Before I turn to guidance, I’d like to offer some commentary on industry volumes. As a reminder, we use HMDA data as our benchmark for total market size. We believe this bottoms-up data set represents the best way we can understand how our business is performing within the market in a detailed way. For 2024, HMDA mortgage volumes were approximately 4 million. For full year 2025, we’re estimating market volumes of 4.24 million to 4.64 million, representing year-over-year growth of 5% to 15%. We’ve been giving these estimates on a quarterly basis. As previously noted, we estimated first quarter 2025 market volumes were 800,000 to 900,000 units and second quarter volumes were 1.15 million to 1.25 million. Our estimate for the third quarter is 1.16 million to 1.26 million units, which at the midpoint represents quarter-over-quarter growth of approximately 0.8%.

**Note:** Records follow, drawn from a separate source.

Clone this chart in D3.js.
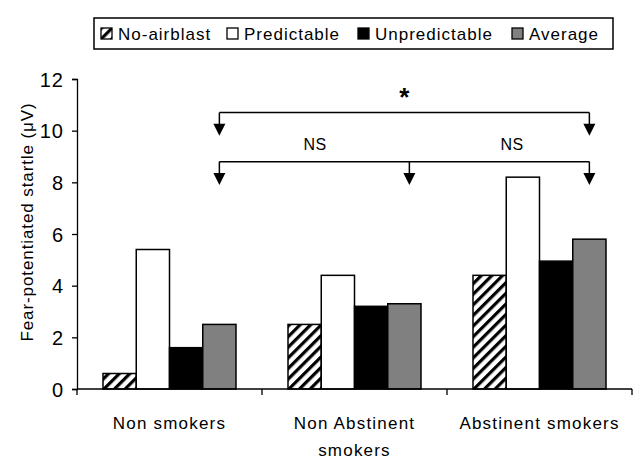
<!DOCTYPE html>
<html lang="en">
<head>
  <meta charset="UTF-8">
  <title>Fear-potentiated startle</title>
  <script src="https://d3js.org/d3.v7.min.js"></script>
  <style>
    body { margin: 0; background: #fff; }
    svg text { font-family: "Liberation Sans", Arial, sans-serif; fill: #000; }
  </style>
</head>
<body>
  <script>
    // data
    var categories = ["Non smokers", "Non Abstinent smokers", "Abstinent smokers"];
    var categoryLines = [["Non smokers"], ["Non Abstinent", "smokers"], ["Abstinent smokers"]];
    var seriesNames = ["No-airblast", "Predictable", "Unpredictable", "Average"];
    var noAirblast = [0.6, 2.5, 4.4];
    var predictable = [5.4, 4.4, 8.2];
    var unpredictable = [1.6, 3.2, 4.95];
    var average = [2.5, 3.3, 5.8];
    var yTicks = [0, 2, 4, 6, 8, 10, 12];

    var seriesValues = [noAirblast, predictable, unpredictable, average];
    var fills = ["url(#hatch)", "#ffffff", "#000000", "#808080"];

    var width = 644, height = 475;
    var svg = d3.select("body").append("svg")
      .attr("width", width)
      .attr("height", height);

    // hatch pattern for No-airblast
    var defs = svg.append("defs");
    var pat = defs.append("pattern")
      .attr("id", "hatch")
      .attr("patternUnits", "userSpaceOnUse")
      .attr("width", 7.5)
      .attr("height", 7.5)
      .attr("patternTransform", "rotate(45)");
    pat.append("rect").attr("width", 7.5).attr("height", 7.5).attr("fill", "#fff");
    pat.append("rect").attr("x", 0).attr("width", 3.2).attr("height", 7.5).attr("fill", "#000");

    var plot = { left: 77, right: 632, top: 79, bottom: 389 };

    var x = d3.scaleBand()
      .domain(categories)
      .range([plot.left, plot.right]);
    var inner = d3.scaleBand()
      .domain(seriesNames)
      .range([26, x.bandwidth() - 26]);
    var y = d3.scaleLinear()
      .domain([0, 12])
      .range([plot.bottom, plot.top]);

    // y axis
    var yAxis = svg.append("g")
      .attr("transform", "translate(" + plot.left + ",0)")
      .call(d3.axisLeft(y).tickValues(yTicks).tickSize(5).tickPadding(8));
    yAxis.select(".domain").attr("stroke", "#000").attr("stroke-width", 1.3);
    yAxis.selectAll(".tick line").attr("stroke", "#000").attr("stroke-width", 1.3);
    yAxis.selectAll(".tick text")
      .style("font-size", "20px")
      .style("letter-spacing", "1px")
      .attr("dy", "0.36em");

    svg.append("text")
      .attr("transform", "translate(33,222) rotate(-90)")
      .attr("text-anchor", "middle")
      .style("font-size", "17px")
      .style("letter-spacing", "0.9px")
      .text("Fear-potentiated startle (\u03bcV)");

    // bars
    var groups = svg.selectAll("g.grp")
      .data(categories)
      .enter().append("g")
      .attr("class", "grp")
      .attr("transform", function (d) { return "translate(" + x(d) + ",0)"; });

    groups.selectAll("rect")
      .data(function (d, i) {
        return seriesNames.map(function (s, j) {
          return { s: s, v: seriesValues[j][i], j: j };
        });
      })
      .enter().append("rect")
      .attr("x", function (d) { return inner(d.s); })
      .attr("y", function (d) { return y(d.v); })
      .attr("width", inner.bandwidth())
      .attr("height", function (d) { return y(0) - y(d.v); })
      .attr("fill", function (d) { return fills[d.j]; })
      .attr("stroke", "#000")
      .attr("stroke-width", 1.5);

    // x axis with ticks on category boundaries
    var xa = svg.append("g");
    xa.append("line")
      .attr("x1", plot.left).attr("x2", plot.right)
      .attr("y1", plot.bottom).attr("y2", plot.bottom)
      .attr("stroke", "#000").attr("stroke-width", 1.3);
    var bounds = categories.map(function (c) { return x(c); }).concat([plot.right]);
    xa.selectAll("line.tk")
      .data(bounds)
      .enter().append("line")
      .attr("class", "tk")
      .attr("x1", function (d) { return d; }).attr("x2", function (d) { return d; })
      .attr("y1", plot.bottom).attr("y2", plot.bottom + 6)
      .attr("stroke", "#000").attr("stroke-width", 1.3);

    xa.selectAll("text.cat")
      .data(categories)
      .enter().append("text")
      .attr("class", "cat")
      .attr("text-anchor", "middle")
      .style("font-size", "17px")
      .style("letter-spacing", "1.2px")
      .each(function (d, i) {
        var t = d3.select(this);
        categoryLines[i].forEach(function (line, k) {
          t.append("tspan")
            .attr("x", x(d) + x.bandwidth() / 2)
            .attr("y", 429 + k * 27)
            .text(line);
        });
      });

    // significance brackets, arrows point at the Average bars
    function avgX(c) {
      // the middle arrow sits a little right of its bar in the original
      var shift = c === "Non Abstinent smokers" ? 5 : 0;
      return x(c) + inner("Average") + inner.bandwidth() / 2 + shift;
    }

    function bracket(cats, lineVal, tipVal) {
      var ly = y(lineVal), ty = y(tipVal);
      var xs = cats.map(avgX);
      var g = svg.append("g");
      g.append("line")
        .attr("x1", d3.min(xs)).attr("x2", d3.max(xs))
        .attr("y1", ly).attr("y2", ly)
        .attr("stroke", "#000").attr("stroke-width", 1.5);
      xs.forEach(function (ax) {
        g.append("line")
          .attr("x1", ax).attr("x2", ax)
          .attr("y1", ly).attr("y2", ty - 10)
          .attr("stroke", "#000").attr("stroke-width", 1.5);
        g.append("path")
          .attr("d", "M" + (ax - 6) + "," + (ty - 12) + "L" + (ax + 6) + "," + (ty - 12) + "L" + ax + "," + ty + "Z")
          .attr("fill", "#000");
      });
    }

    bracket(["Non smokers", "Abstinent smokers"], 10.7, 9.8);
    bracket(categories, 8.8, 7.9);

    svg.append("text")
      .attr("x", (avgX(categories[0]) + avgX(categories[2])) / 2)
      .attr("y", y(10.95))
      .attr("text-anchor", "middle")
      .style("font-size", "26px")
      .style("font-weight", "bold")
      .text("*");

    var nsX = [315, 512];
    nsX.forEach(function (nx) {
      svg.append("text")
        .attr("x", nx)
        .attr("y", y(9.5) + 6)
        .attr("text-anchor", "middle")
        .style("font-size", "16px")
        .style("letter-spacing", "0.5px")
        .text("NS");
    });

    // legend
    var legend = svg.append("g");
    legend.append("rect")
      .attr("x", 94).attr("y", 18)
      .attr("width", 519).attr("height", 31)
      .attr("fill", "#fff")
      .attr("stroke", "#000")
      .attr("stroke-width", 1.5);
    var legendX = [101, 227, 358, 512];
    seriesNames.forEach(function (s, j) {
      legend.append("rect")
        .attr("x", legendX[j]).attr("y", 28)
        .attr("width", 11).attr("height", 11)
        .attr("fill", fills[j])
        .attr("stroke", "#000")
        .attr("stroke-width", 1.3);
      legend.append("text")
        .attr("x", legendX[j] + 17).attr("y", 40)
        .style("font-size", "17px")
        .style("letter-spacing", "1px")
        .text(s);
    });
  </script>
</body>
</html>
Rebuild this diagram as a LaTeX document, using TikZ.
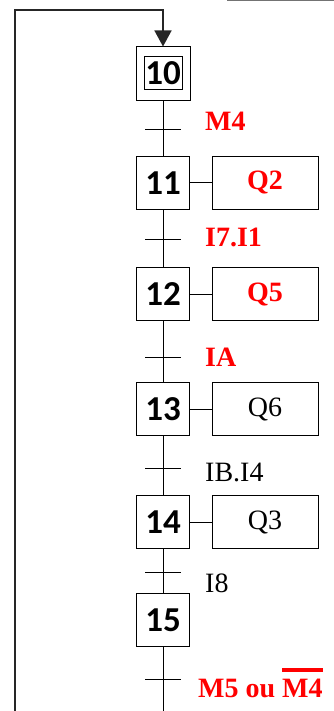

We’d expect a slight volume downtick between Q3 and Q4, in line with normal seasonal patterns. Our current expectation for the fourth quarter is 1.13 million to 1.23 million units. Now turning to our financial expectations for the third quarter. We expect total revenue between $31.5 million and $33.5 million, with the midpoint representing a year-over-year decline of 2%. Our total non-GAAP operating income is expected to be between $3 million and $4.5 million. We’ve previously said we expect full year non-GAAP operating expenses to be in the range of $85 million to $90 million. We’re actively making adjustments to the business in response to ongoing pressure in the mortgage market that could result in operating expenses coming in below that range.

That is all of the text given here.